In 1976, a man named Gordon Eubanks wrote a compiled version of BASIC designed to run under CP/M. Because he wrote it while he was at the Micro Computer Labs of the U.S. Naval Postgraduate School, his language (E-Basic) was in the public domain. Later an upgraded, commercial version called C-Basic was written and Eubanks came to work at Digital Research. This became very popular for business applications–so, of course, Microsoft soon came out with its own compiled BASIC.
Other computer companies using their own BASIC included Processor Technology, Digital Group, and North Star. Eventually the first two of these went out of business, and North Star computers were designed to run CP/M and Microsoft BASIC as well as the company’s own BASIC.
The Apple II and Commodore computers were becoming popular around this time, and these machines used the 6502 microprocessors, so they each had their own versions of BASIC. Though both were equipped with strong graphic extensions not possible with the S-100 and TRS-80 computers, and had large libraries of software, they had nowhere near the number of applications running under Z-80 or 8080 computers. To make matters worse, Apple BASIC was solely supported by Apple Computer, and Commodore BASIC only ran on Commodores.
To get into the Apple II market, Microsoft sold a plug-in board for the Apple II that could run its versions of CP/M and BASIC. Eventually Microsoft wound up selling as much CP/M under license as did Digital Research.
Pascal was developed in Europe as a teaching language. It ran mainly on large computers, but at the University of California, San Diego (UCSD), a project was started to port Pascal to microcomputers. What was developed was not only a language, but a complete operating system called the P-system, which supported not only Pascal but also versions of FORTRAN, COBOL, and BASIC. UCSD Pascal was given to universities at almost no cost. In addition, the UCSD Pascal project received strong support from the industry. Apple, Western Digital, and North Star all bought licenses.
Unfortunately, it was soon discovered that the university was making money on Pascal, and the trustees were warned that this might affect the school’s nonprofit status. So the project was turned over to a private company that charged such high prices that Pascal was soon priced out of the market. The new price of UCSD Pascal, however, encouraged low-cost versions and several were marketed for as little as $19. Predictably, though, most of these weren’t worth even that. Finally, Borland International came out with Turbo Pascal at a very low cost. Today’s version of this powerful language is still a popular application generator.
But with the advent of 16-bit PCs carrying larger memory banks, versions of Unix started to run on the microcomputer platform, and the principal programming language used with this system was known as C. The C language was also ported to DOS-based computers and soon supplanted BASIC and Pascal as the most widely used programming development tool.

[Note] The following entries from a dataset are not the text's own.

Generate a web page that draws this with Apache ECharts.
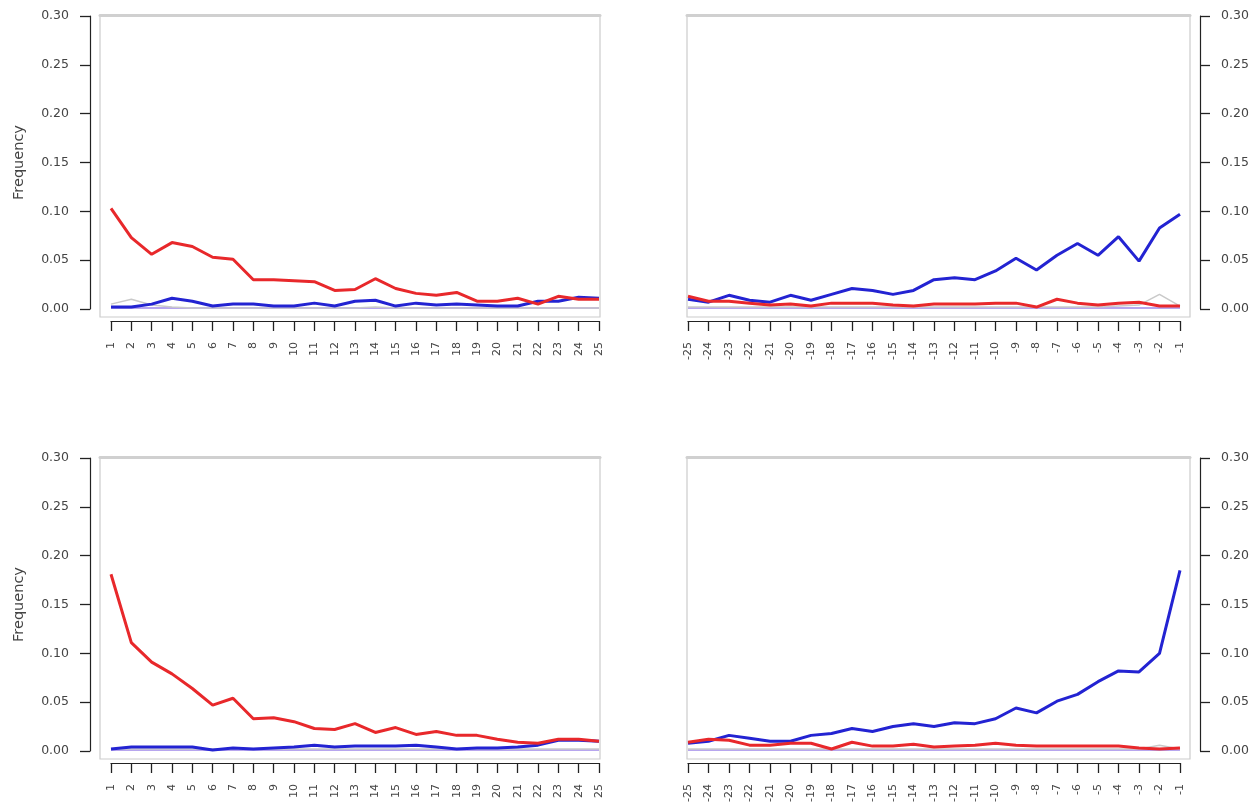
<!DOCTYPE html>
<html><head><meta charset="utf-8">
<script src="https://cdn.jsdelivr.net/npm/echarts@6/dist/echarts.min.js"></script>
<style>html,body{margin:0;padding:0;background:#fff}#c{width:1253px;height:812px}</style>
</head><body><div id="c"></div>
<script>
// categories
const posDays = [1,2,3,4,5,6,7,8,9,10,11,12,13,14,15,16,17,18,19,20,21,22,23,24,25];
const negDays = [-25,-24,-23,-22,-21,-20,-19,-18,-17,-16,-15,-14,-13,-12,-11,-10,-9,-8,-7,-6,-5,-4,-3,-2,-1];
const yTicks = [0, 0.05, 0.10, 0.15, 0.20, 0.25, 0.30];

// top-left panel
const tlRed  = [0.103,0.073,0.056,0.068,0.064,0.053,0.051,0.030,0.030,0.029,0.028,0.019,0.020,0.031,0.021,0.016,0.014,0.017,0.008,0.008,0.011,0.005,0.013,0.010,0.010];
const tlBlue = [0.002,0.002,0.005,0.011,0.008,0.003,0.005,0.005,0.003,0.003,0.006,0.003,0.008,0.009,0.003,0.006,0.004,0.005,0.004,0.003,0.003,0.008,0.008,0.012,0.011];
const tlGray = [0.005,0.010,0.004,0.002,0.001,0.001,0.001,0.001,0.001,0.001,0.001,0.001,0.001,0.002,0.001,0.001,0.001,0.001,0.001,0.001,0.001,0.001,0.001,0.001,0.001];
const tlPurple = [0.001,0.001,0.001,0.001,0.001,0.001,0.001,0.001,0.001,0.001,0.001,0.001,0.001,0.001,0.001,0.001,0.001,0.001,0.001,0.001,0.001,0.001,0.001,0.001,0.001];

// top-right panel
const trRed  = [0.013,0.008,0.008,0.006,0.004,0.005,0.003,0.006,0.006,0.006,0.004,0.003,0.005,0.005,0.005,0.006,0.006,0.002,0.010,0.006,0.004,0.006,0.007,0.003,0.003];
const trBlue = [0.010,0.007,0.014,0.009,0.007,0.014,0.009,0.015,0.021,0.019,0.015,0.019,0.030,0.032,0.030,0.039,0.052,0.040,0.055,0.067,0.055,0.074,0.049,0.083,0.097];
const trGray = [0.002,0.002,0.002,0.002,0.002,0.002,0.002,0.002,0.002,0.002,0.002,0.002,0.002,0.002,0.002,0.002,0.002,0.002,0.002,0.002,0.002,0.003,0.004,0.015,0.003];
const trPurple = [0.001,0.001,0.001,0.001,0.001,0.001,0.001,0.001,0.001,0.001,0.001,0.001,0.001,0.001,0.001,0.001,0.001,0.001,0.001,0.001,0.001,0.001,0.001,0.001,0.001];

// bottom-left panel
const blRed  = [0.181,0.111,0.091,0.079,0.064,0.047,0.054,0.033,0.034,0.030,0.023,0.022,0.028,0.019,0.024,0.017,0.020,0.016,0.016,0.012,0.009,0.008,0.012,0.012,0.010];
const blBlue = [0.002,0.004,0.004,0.004,0.004,0.001,0.003,0.002,0.003,0.004,0.006,0.004,0.005,0.005,0.005,0.006,0.004,0.002,0.003,0.003,0.004,0.006,0.011,0.011,0.010];
const blGray = [0.002,0.002,0.002,0.002,0.002,0.002,0.002,0.002,0.002,0.002,0.002,0.002,0.002,0.002,0.002,0.002,0.002,0.002,0.002,0.002,0.002,0.002,0.002,0.002,0.002];
const blPurple = [0.001,0.001,0.001,0.001,0.001,0.001,0.001,0.001,0.001,0.001,0.001,0.001,0.001,0.001,0.001,0.001,0.001,0.001,0.001,0.001,0.001,0.001,0.001,0.001,0.001];

// bottom-right panel
const brRed  = [0.009,0.012,0.011,0.006,0.006,0.008,0.008,0.002,0.009,0.005,0.005,0.007,0.004,0.005,0.006,0.008,0.006,0.005,0.005,0.005,0.005,0.005,0.003,0.002,0.003];
const brBlue = [0.008,0.010,0.016,0.013,0.010,0.010,0.016,0.018,0.023,0.020,0.025,0.028,0.025,0.029,0.028,0.033,0.044,0.039,0.051,0.058,0.071,0.082,0.081,0.100,0.185];
const brGray = [0.002,0.002,0.002,0.002,0.002,0.002,0.002,0.002,0.002,0.002,0.002,0.002,0.002,0.002,0.002,0.002,0.002,0.002,0.002,0.002,0.002,0.002,0.002,0.006,0.002];
const brPurple = [0.001,0.001,0.001,0.001,0.001,0.001,0.001,0.001,0.001,0.001,0.001,0.001,0.001,0.001,0.001,0.001,0.001,0.001,0.001,0.001,0.001,0.001,0.001,0.001,0.001];

const RED = '#e8282b', BLUE = '#2323d2', GRAY = '#c9c9c9', PURPLE = '#b7a6ee';
const FONT = 'DejaVu Sans';
const TXT = '#444444';

const panels = [
  {days: posDays, red: tlRed, blue: tlBlue, gray: tlGray, purple: tlPurple, left: 111, width: 488, top: 16, side: 'left',  box: {left: 100, width: 500, top: 15}},
  {days: negDays, red: trRed, blue: trBlue, gray: trGray, purple: trPurple, left: 688, width: 492, top: 16, side: 'right', box: {left: 687, width: 503, top: 15}},
  {days: posDays, red: blRed, blue: blBlue, gray: blGray, purple: blPurple, left: 111, width: 488, top: 458, side: 'left',  box: {left: 100, width: 500, top: 457}},
  {days: negDays, red: brRed, blue: brBlue, gray: brGray, purple: brPurple, left: 688, width: 492, top: 458, side: 'right', box: {left: 687, width: 503, top: 457}}
];

const grid = [], xAxis = [], yAxis = [], series = [];
panels.forEach((p, i) => {
  grid.push({left: p.left, top: p.top, width: p.width, height: 293, show: false});
  grid.push({left: p.box.left, top: p.box.top, width: p.box.width, height: 302, show: true,
             borderColor: '#cccccc', borderWidth: 1.2, backgroundColor: 'transparent'});
  const gi = grid.length - 2, bi = grid.length - 1;
  xAxis.push({
    type: 'value', gridIndex: gi, min: p.days[0], max: p.days[p.days.length - 1], interval: 1,
    position: 'bottom', offset: 12,
    axisLine: {show: true, onZero: false, lineStyle: {color: '#222', width: 1.2}},
    axisTick: {show: true, length: 10, lineStyle: {color: '#222', width: 1.3}},
    axisLabel: {show: true, rotate: 90, fontSize: 11, fontFamily: FONT, color: TXT, margin: 21},
    splitLine: {show: false}
  });
  // thicker top frame line like the reference
  xAxis.push({type: 'value', gridIndex: bi, position: 'top', min: 0, max: 1,
              axisLine: {show: true, onZero: false, lineStyle: {color: '#d0d0d0', width: 3}},
              axisTick: {show: false}, axisLabel: {show: false}, splitLine: {show: false}});
  yAxis.push({
    type: 'value', gridIndex: gi, min: 0, max: 0.3, interval: 0.05,
    position: p.side, offset: p.side === 'left' ? 21 : 20,
    axisLine: {show: true, lineStyle: {color: '#222', width: 1.2}},
    axisTick: {show: true, length: 10, lineStyle: {color: '#222', width: 1.3}},
    axisLabel: {show: true, fontSize: 12.5, fontFamily: FONT, color: TXT, margin: 21,
                formatter: v => v.toFixed(2)},
    splitLine: {show: false},
    name: p.side === 'left' ? 'Frequency' : '',
    nameLocation: 'middle', nameGap: 63, nameRotate: 90,
    nameTextStyle: {fontSize: 14.5, fontFamily: FONT, color: TXT}
  });
  yAxis.push({type: 'value', gridIndex: bi, show: false, min: 0, max: 1});
  const xi = xAxis.length - 2, yi = yAxis.length - 2;
  const mk = (vals, color, width, z) => ({
    type: 'line', xAxisIndex: xi, yAxisIndex: yi, z: z,
    data: p.days.map((d, k) => [d, vals[k]]),
    showSymbol: false, symbol: 'none', silent: true,
    lineStyle: {color: color, width: width}
  });
  series.push(mk(p.purple, PURPLE, 2, 2));
  series.push(mk(p.gray, GRAY, 1.5, 3));
  series.push(mk(p.blue, BLUE, 3, 4));
  series.push(mk(p.red, RED, 3, 5));
});

const chart = echarts.init(document.getElementById('c'), null, {renderer: 'canvas'});
chart.setOption({animation: false, backgroundColor: '#ffffff', grid, xAxis, yAxis, series});
</script>
</body></html>
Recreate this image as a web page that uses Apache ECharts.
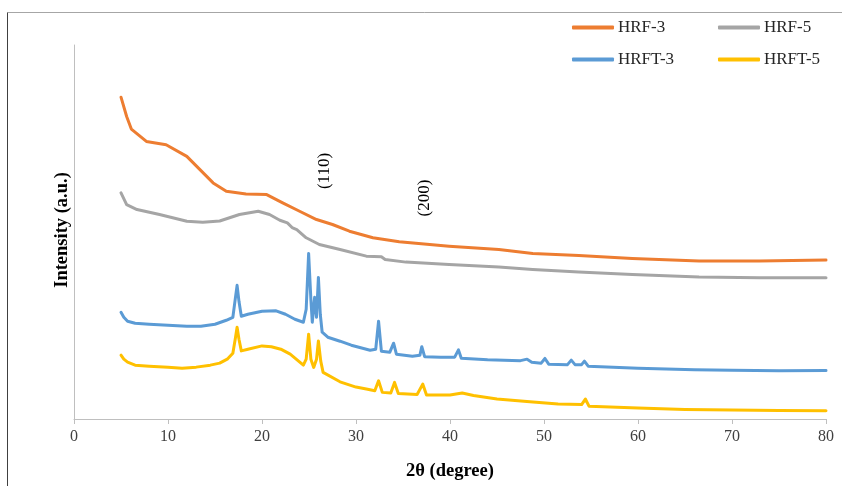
<!DOCTYPE html>
<html><head><meta charset="utf-8">
<script src="https://cdn.jsdelivr.net/npm/echarts@6/dist/echarts.min.js"></script>
<style>html,body{margin:0;padding:0;background:#fff}#c{width:842px;height:486px}</style>
</head><body><div id="c"></div>
<script>
const xTicks = [0,10,20,30,40,50,60,70,80];
const seriesNames = ['HRF-3','HRF-5','HRFT-3','HRFT-5'];

const hrf3X = [5.0,5.6,6.1,7.7,9.8,12.0,13.4,14.8,16.2,18.3,20.5,22.2,24.0,25.8,27.5,29.3,31.8,34.6,39.9,45.2,48.8,53.7,59.4,66.5,72.9,80];
const hrf3Y = [322.7,303.3,290.7,278.3,275,263.3,250,236.7,228.3,225.7,225,216.7,208.3,200,195,188.3,181.7,177.7,173.3,170,166,164,161,158.3,158.5,159.5];

const hrf5X = [5.0,5.6,6.7,9.1,12.0,13.7,15.5,17.6,19.6,20.8,21.9,22.7,23.2,23.7,24.7,26.1,28.3,31.1,32.7,33.1,35.3,39.9,45.2,48.8,53.7,59.4,66.5,72.9,80];
const hrf5Y = [226.7,215,210,205,198.3,197.3,198.5,205,208.3,205,199.3,196.7,192,190,181.7,175,170,163.3,162.7,160,157.3,155,152.5,150,147.5,145,142.5,141.7,141.7];

const hrft3X = [5.0,5.3,5.7,6.5,8,10,12,13.5,15,16.2,16.9,17.15,17.35,17.55,17.8,18.5,20,21.5,22.5,23.5,24.4,24.7,24.96,25.2,25.35,25.6,25.8,26.0,26.2,26.4,27.0,28.3,29.5,31.5,32.1,32.4,32.7,33.6,34.0,34.3,36.0,36.8,37.0,37.3,39,40.5,40.9,41.2,44,47.5,48.2,48.7,49.7,50.1,50.5,52.5,52.9,53.3,54.0,54.3,54.7,60,66,70,75,80];
const hrft3Y = [107,102,98,96,95,94,93,93,95,99,102,120,134,118,103,105,108,108.5,105,100,97,110,166,120,97,122,102,142,105,87,82,78,74,69,70,98,68,67,76,65,63,64,72.5,62.5,62,62,69.3,61,59.5,58.5,60,57,56,60.7,55,54.5,59,54.5,54.5,58,53,51,49.3,49,48.5,48.7];

const hrft5X = [5.0,5.3,5.7,6.5,8,10,11.5,13,14.5,15.5,16.3,16.9,17.15,17.35,17.55,17.8,18.5,20.0,21.0,22.0,23.0,24.4,24.7,24.96,25.2,25.5,25.8,26.0,26.25,26.5,28.3,30,31.1,32.0,32.4,32.8,33.7,34.1,34.5,36.5,37.1,37.5,40,41.3,42.5,45,48.5,51.5,54.0,54.4,54.8,60,65,70,75,80];
const hrft5Y = [64,60,57,54,53,52,51,52,54,56,60,66,80,92,80,68.3,70,73.3,72.5,70,65,54,60,85,60,51.7,60,78.3,58,46.7,37.3,32,30,28.3,38.3,26.7,26,36.7,25.5,24.5,35,24,24,26,23.5,20,17.3,15,14.5,20,12.7,11,9.5,9,8.5,8.3];

const colors = ['#ED7D31','#A5A5A5','#5B9BD5','#FFC000'];
const xs = [hrf3X,hrf5X,hrft3X,hrft5X];
const ys = [hrf3Y,hrf5Y,hrft3Y,hrft5Y];

const serif = '"Liberation Serif","Times New Roman",serif';
const chart = echarts.init(document.getElementById('c'));

const series = seriesNames.map((n,i)=>({
  name:n, type:'line', showSymbol:false, symbol:'none', smooth:false,
  data: xs[i].map((x,k)=>[x, ys[i][k]]),
  lineStyle:{color:colors[i], width:3, cap:'round', join:'round'},
  itemStyle:{color:colors[i]}, z: 10-i
}));

const legendPos = [[572,19],[718,19],[572,51],[718,51]];
const legends = seriesNames.map((n,i)=>({
  data:[n], left:legendPos[i][0], top:legendPos[i][1],
  icon:'roundRect', itemWidth:42, itemHeight:4, itemGap:0,
  textStyle:{fontFamily:serif, fontSize:17, color:'#262626', padding:[0,0,0,-1]},
  padding:0, selectedMode:false
}));

chart.setOption({
  animation:false,
  backgroundColor:'#fff',
  grid:{left:74, right:16, top:45, bottom:66},
  legend: legends,
  xAxis:{
    type:'value', min:xTicks[0], max:xTicks[xTicks.length-1], interval:10,
    axisLine:{show:true, onZero:false, lineStyle:{color:'#bfbfbf', width:1}},
    axisTick:{show:true, length:5, lineStyle:{color:'#bfbfbf'}},
    axisLabel:{fontFamily:serif, fontSize:16, color:'#404040', margin:10},
    splitLine:{show:false},
    name:'2θ (degree)', nameLocation:'middle', nameGap:43,
    nameTextStyle:{fontFamily:serif, fontSize:18.5, fontWeight:'bold', color:'#000'}
  },
  yAxis:{
    type:'value', min:0, max:375,
    axisLine:{show:true, lineStyle:{color:'#bfbfbf', width:1}},
    axisTick:{show:false}, axisLabel:{show:false}, splitLine:{show:false}
  },
  series: series,
  graphic:[
    {type:'line', shape:{x1:7.5,y1:12.5,x2:842,y2:12.5}, style:{stroke:'#a6a6a6', lineWidth:1}},
    {type:'line', shape:{x1:7.5,y1:12.5,x2:7.5,y2:486}, style:{stroke:'#404040', lineWidth:1}},
    {type:'text', x:62, y:230, rotation:Math.PI/2,
      style:{text:'Intensity (a.u.)', fontFamily:serif, fontSize:18.5, fontWeight:'bold', fill:'#000', align:'center', verticalAlign:'middle'}},
    {type:'text', x:325, y:171, rotation:Math.PI/2,
      style:{text:'(110)', fontFamily:serif, fontSize:17, fill:'#000', align:'center', verticalAlign:'middle'}},
    {type:'text', x:425, y:198, rotation:Math.PI/2,
      style:{text:'(200)', fontFamily:serif, fontSize:17, fill:'#000', align:'center', verticalAlign:'middle'}}
  ]
});
</script></body></html>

An upgraded version of this environment was developed by Bjarne Stroustrup and was given the name C++ by Rick Mascitti in 1983. Today, C++ and Visual C++ are the most popular programming environments for Windows applications.
Also with the advent of Windows, BASIC has again gained popularity in the form of Visual Basic, currently in version 3.0. Like Visual C++, this is a programming environment based upon the old BASIC language that makes use of the Windows graphical user interface to allow programmers to create applications without having to write code. It’s all aiming at a point-and-click or drag-and-drop solution. While there is still a ways to go to make that vision a reality, both Visual Basic and Visual C++ have enabled many inexperienced programmers to get a productive taste of application development.